Clemson's Swinney not worried despite several QB transfers

CLEMSON, S.C. (AP) — Clemson coach Dabo Swinney is not concerned about his quarterback spot, even though the once-loaded depth at the position has been cut in half.

When the Tigers ended last season, the Atlantic Coast Conference champions appeared more than set behind center with Kelly Bryant returning as starter and three experienced backups who'd been through Clemson's system in Zerrick Cooper, Tucker Israel and Hunter Johnson.

And the cherry on top of the sundae was five-star recruit Trevor Lawrence, the country's top college prospect who surpassed the Georgia state high school marks of Clemson's national championship-winning passer Deshaun Watson.

But with fall camp about six weeks away, Clemson will enter practices with only Bryant and Lawrence left after Cooper, Israel and Johnson all transferred.

Freshman Chase Brice, who redshirted last season, also returns at quarterback.

Cooper and Israel played two years with the Tigers before leaving last January. Johnson, a five-star prospect from last year's class, left in May after going through spring workouts.

"We've still got good depth," Swinney said. "Now we've got three that I think we can win with. We had four that I felt like we could win with. Now we've got three."

Clemson has not relied much on its quarterback depth in recent years.

Tajh Boyd started all 40 games for the Tigers from 2011-13. Watson was the ironman in 2015 and 2016, starting all 30 games on the way to two College Football Playoff appearances and the national title two years ago. Bryant took over last fall to start all 14 games and take Clemson to its third straight ACC crown and CFP trip.

Cooper and Israel sat behind Watson and Bryant and chose to continue playing elsewhere. Cooper left for Jacksonville State, while Israel has not landed anywhere yet.

While Bryant returns for his senior season, the future seems to belong to Lawrence, the long-haired, strong-armed passer coaches have raved about since the moment he stepped on campus. Johnson, from Brownsburg, Indiana, was rated the No. 1 quarterback in the class of 2017 by ESPN and figured to have the best shot at holding off Lawrence as Bryant's prime backup.

But Lawrence electrified fans at Clemson's spring game in April, throwing a perfect 50-yard TD pass on his second play. "You couldn't start any better than that," Swinney said.

Johnson saw what was happening, finished the semester and announced his choice to move. He will join Northwestern in the fall, in part helped by Swinney, who called Wildcats coach and friend Pat Fitzgerald to put in a pitch for Johnson. "We're going to miss him, but we wish him well," Swinney said. "Know he's in a good place where he can achieve."

Swinney said he'll move freshman defensive back Ben Batson to quarterback to add to the team's depth for the fall. Batson was a dual-threat quarterback in high school who Swinney says can handle the position in college.

Bryant has proven durable and essential. Clemson's lone loss last year came when Bryant was knocked out with a concussion in the second quarter at Syracuse.
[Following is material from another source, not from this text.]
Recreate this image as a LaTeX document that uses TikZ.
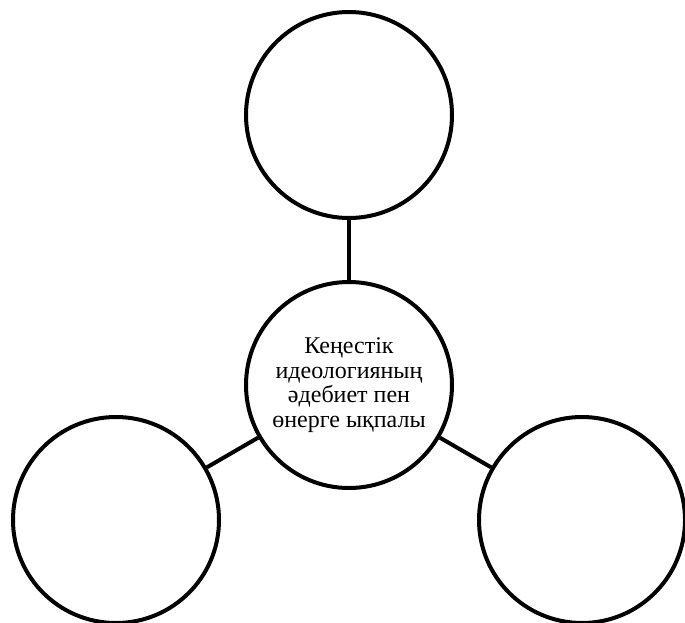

The Tigers had the following week off and Bryant retuned to play the rest of the season.

Lawrence already is a fan favorite because of his poise, talent and similarity to Watson, who also liked to pass downfield. Bryant is a strong runner who is sometimes off-target on long passes.

Still, it was Bryant atop the quarterback depth chart last month — and will stay that way when practice resumes in August.

"We're in a good spot," Swinney said. "There's a lot of people out there that don't have one good one. We've got three good ones. We'll let them battle it out and see who's going to lead the Tigers. I think it'll work out great."